His comments followed underwhelming first quarter results in July, with sales of clothing and non-food items declining as a result of poor summer weather. Sainsbury’s is scheduled to present half-year results in early November.
Some analysts argued that Qatar Investment Authority’s decision to dump stock was not related to upcoming events.
Analysts at JP Morgan Cazenove said: “Given the strategic nature of the shareholder, we do not see [the share disposal] being necessarily linked to upcoming events.”
Regardless, the sale comes against a backdrop of frenzied activity in the stock market as investors scramble to adjust their finances ahead of the Budget.

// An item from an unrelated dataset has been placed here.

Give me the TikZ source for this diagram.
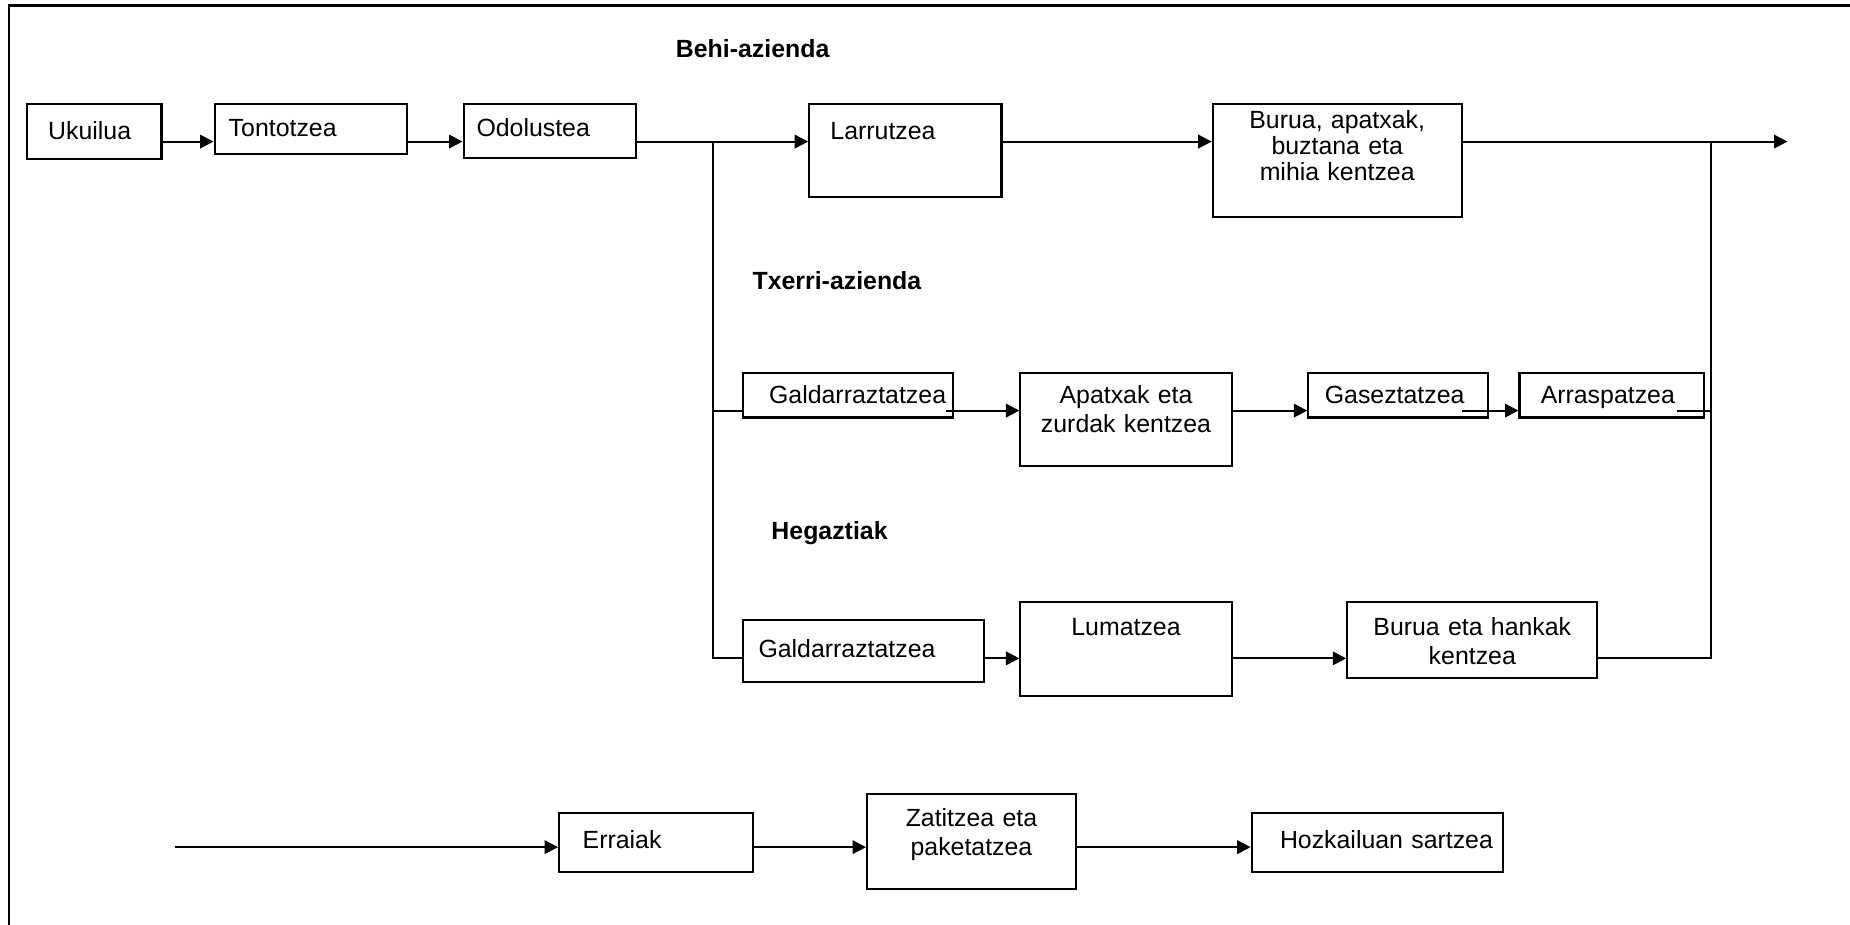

Executives at Britain’s biggest companies have sold more than £1bn of shares since the election was called.
Meanwhile, investors offloaded £666m of UK shares in September amid fears that Ms Reeves could increase the rate of capital gains tax, a levy paid on any profits from selling shares or any investment.
The Government was on Thursday forced to deny reports that the Treasury was planning to raise capital gains tax to 39pc.
Capital gains tax is a levy charged on investment profits, though it is only payable by individuals rather than companies such as the QIA.